Words didn’t matter in this moment because we bypassed them with passion and the tangible way our hearts seemed to sync in the moment. Words were indeed power, but Emmett’s kiss was law, and it commanded my heart in a way that completely overruled my mind and turned me into this malleable thing for him to mold.
When our lips popped apart, his lids were heavy and I was gasping for breath.
“We are shit at talking,” he whispered, gaze caressing my face.
I said nothing, just stared back at him, trying to memorize the planes and angles of his face.
“I didn’t tell you to get dressed because I wanted you to leave.”
My eyes skipped up to his.
“Well…” He grimaced. “I do but not like that.”
“Explain, asshole.”
“I’m trying, brat.”
I kept my lips closed, generously offering another chance. See? I was getting better at this. I’d have to tell my therapist.
“I want to take you somewhere,” he said.
“It’s late.”
“I didn’t know brats had curfews.”
“They don’t, but old men do!” I sassed.
He left me staring at the strong column of his throat and the underside of his stubbled chin while his laugh rose to the ceiling. Every angle of him was enticing, every part of him an easy distraction…

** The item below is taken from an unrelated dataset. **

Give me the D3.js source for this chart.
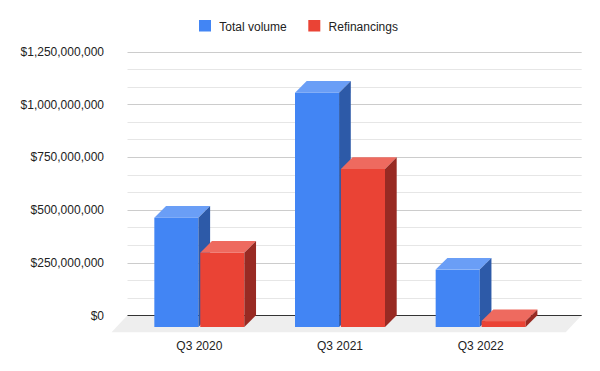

“Wait. You want to take me somewhere? You’re coming too?”
“Mm.” He confirmed.
He wasn’t asking me to leave. He was asking me to go with him. Butterflies filled my stomach, bouncing around in drunken flight. “Where?” I asked, knowing it didn’t matter because I’d go anywhere with him.
“Get dressed, and I’ll show you.”
I pushed at him, and he let me up. Anticipation made me buzz, filling me with a lightness that wasn’t there just moments ago. “Can I still wear your shirt?”
“You gonna throw it in the toilet again?”
“Depends. Are you going to piss me off again?” I fired back.
His laughter followed me into the closet.